TASK BRIEF =>
Reproduce the data exactly and drop any pictures it holds.

DATA SHOWN =>
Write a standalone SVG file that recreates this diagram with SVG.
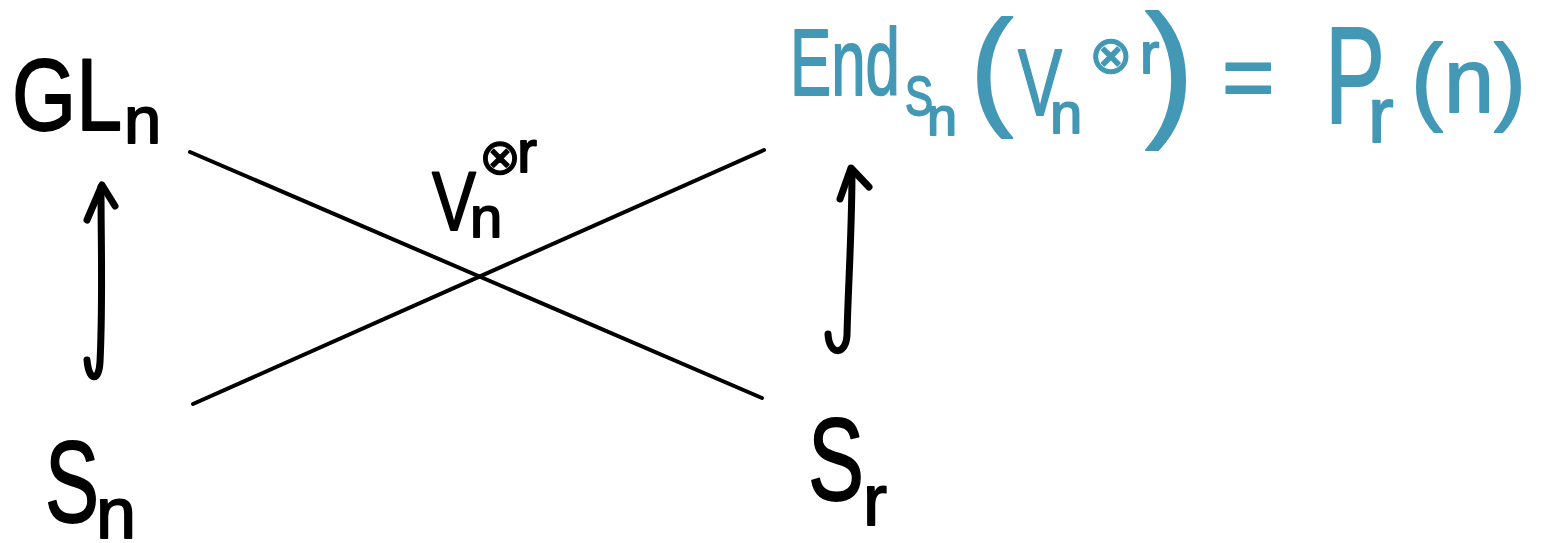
<svg xmlns="http://www.w3.org/2000/svg" width="1542" height="543" viewBox="0 0 1542 543">
<style>
.t{font-family:"Liberation Sans","DejaVu Sans",sans-serif;fill:#000;stroke:#000;stroke-width:1.8;stroke-linejoin:round}
.b{fill:#4398b5;stroke:#4398b5}
.op{font-family:"DejaVu Sans","Liberation Sans",sans-serif;stroke-width:1.2}
.ln{stroke:#000;stroke-width:4;fill:none;stroke-linecap:round}
.ar{stroke:#000;stroke-width:7;fill:none;stroke-linecap:round;stroke-linejoin:round}
</style>
<rect width="1542" height="543" fill="#fff"/>
<g id="connectors">
<line class="ln" x1="190" y1="152" x2="762" y2="398"/>
<line class="ln" x1="193" y1="404" x2="764" y2="150"/>
<g id="hook-left">
<path class="ar" d="M87 220 L102 185 L115 206"/>
<path class="ar" d="M101 187 C101 250 103 300 100 362 C99 382 89 382 87 360"/>
</g>
<g id="hook-right">
<path class="ar" d="M840 199 L851 168 L869 187"/>
<path class="ar" d="M852 171 C852 230 848 290 847 335 C846 356 829 356 828 334"/>
</g>
</g>
<g id="GLn">
<text class="t" x="12" y="130" font-size="102" textLength="110" lengthAdjust="spacingAndGlyphs">GL</text>
<text class="t" x="124" y="143" font-size="67">n</text>
</g>
<g id="Sn">
<text class="t" x="45" y="522" font-size="115" textLength="54" lengthAdjust="spacingAndGlyphs">S</text>
<text class="t" x="96" y="538" font-size="72">n</text>
</g>
<g id="Sr">
<text class="t" x="808" y="500" font-size="116" textLength="56" lengthAdjust="spacingAndGlyphs">S</text>
<text class="t" x="863" y="525" font-size="72">r</text>
</g>
<g id="Vn">
<text class="t" x="432" y="230" font-size="84" textLength="44" lengthAdjust="spacingAndGlyphs">V</text>
<text class="t" x="470" y="237" font-size="58">n</text>
<text class="t op" x="479" y="174" font-size="50">⊗</text>
<text class="t" x="517" y="172" font-size="60">r</text>
</g>
<g id="EndSn">
<text class="t b" x="790" y="95" font-size="95" textLength="110" lengthAdjust="spacingAndGlyphs">End</text>
<text class="t b" x="905" y="115" font-size="56" textLength="28" lengthAdjust="spacingAndGlyphs">S</text>
<text class="t b" x="927" y="135" font-size="54">n</text>
<text class="t b" x="970" y="111" font-size="130">(</text>
<text class="t b" x="1018" y="115" font-size="94" textLength="44" lengthAdjust="spacingAndGlyphs">V</text>
<text class="t b" x="1050" y="133" font-size="58">n</text>
<text class="t b op" x="1089" y="73" font-size="52">⊗</text>
<text class="t b" x="1140" y="73" font-size="58">r</text>
<text class="t b" x="1145" y="119" font-size="148">)</text>
<text class="t b" x="1222" y="108" font-size="90">=</text>
<text class="t b" x="1325" y="123" font-size="137" textLength="60" lengthAdjust="spacingAndGlyphs">P</text>
<text class="t b" x="1368" y="142" font-size="77">r</text>
<text class="t b" x="1411" y="112" font-size="96">(</text>
<text class="t b" x="1444" y="112" font-size="90">n</text>
<text class="t b" x="1494" y="112" font-size="96">)</text>
</g>
</svg>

ANSWER IN FULL =>
Write a standalone SVG file that recreates this diagram with SVG.
<svg xmlns="http://www.w3.org/2000/svg" width="1542" height="543" viewBox="0 0 1542 543">
<style>
.t{font-family:"Liberation Sans","DejaVu Sans",sans-serif;fill:#000;stroke:#000;stroke-width:1.8;stroke-linejoin:round}
.b{fill:#4398b5;stroke:#4398b5}
.op{font-family:"DejaVu Sans","Liberation Sans",sans-serif;stroke-width:1.2}
.ln{stroke:#000;stroke-width:4;fill:none;stroke-linecap:round}
.ar{stroke:#000;stroke-width:7;fill:none;stroke-linecap:round;stroke-linejoin:round}
</style>
<rect width="1542" height="543" fill="#fff"/>
<g id="connectors">
<line class="ln" x1="190" y1="152" x2="762" y2="398"/>
<line class="ln" x1="193" y1="404" x2="764" y2="150"/>
<g id="hook-left">
<path class="ar" d="M87 220 L102 185 L115 206"/>
<path class="ar" d="M101 187 C101 250 103 300 100 362 C99 382 89 382 87 360"/>
</g>
<g id="hook-right">
<path class="ar" d="M840 199 L851 168 L869 187"/>
<path class="ar" d="M852 171 C852 230 848 290 847 335 C846 356 829 356 828 334"/>
</g>
</g>
<g id="GLn">
<text class="t" x="12" y="130" font-size="102" textLength="110" lengthAdjust="spacingAndGlyphs">GL</text>
<text class="t" x="124" y="143" font-size="67">n</text>
</g>
<g id="Sn">
<text class="t" x="45" y="522" font-size="115" textLength="54" lengthAdjust="spacingAndGlyphs">S</text>
<text class="t" x="96" y="538" font-size="72">n</text>
</g>
<g id="Sr">
<text class="t" x="808" y="500" font-size="116" textLength="56" lengthAdjust="spacingAndGlyphs">S</text>
<text class="t" x="863" y="525" font-size="72">r</text>
</g>
<g id="Vn">
<text class="t" x="432" y="230" font-size="84" textLength="44" lengthAdjust="spacingAndGlyphs">V</text>
<text class="t" x="470" y="237" font-size="58">n</text>
<text class="t op" x="479" y="174" font-size="50">⊗</text>
<text class="t" x="517" y="172" font-size="60">r</text>
</g>
<g id="EndSn">
<text class="t b" x="790" y="95" font-size="95" textLength="110" lengthAdjust="spacingAndGlyphs">End</text>
<text class="t b" x="905" y="115" font-size="56" textLength="28" lengthAdjust="spacingAndGlyphs">S</text>
<text class="t b" x="927" y="135" font-size="54">n</text>
<text class="t b" x="970" y="111" font-size="130">(</text>
<text class="t b" x="1018" y="115" font-size="94" textLength="44" lengthAdjust="spacingAndGlyphs">V</text>
<text class="t b" x="1050" y="133" font-size="58">n</text>
<text class="t b op" x="1089" y="73" font-size="52">⊗</text>
<text class="t b" x="1140" y="73" font-size="58">r</text>
<text class="t b" x="1145" y="119" font-size="148">)</text>
<text class="t b" x="1222" y="108" font-size="90">=</text>
<text class="t b" x="1325" y="123" font-size="137" textLength="60" lengthAdjust="spacingAndGlyphs">P</text>
<text class="t b" x="1368" y="142" font-size="77">r</text>
<text class="t b" x="1411" y="112" font-size="96">(</text>
<text class="t b" x="1444" y="112" font-size="90">n</text>
<text class="t b" x="1494" y="112" font-size="96">)</text>
</g>
</svg>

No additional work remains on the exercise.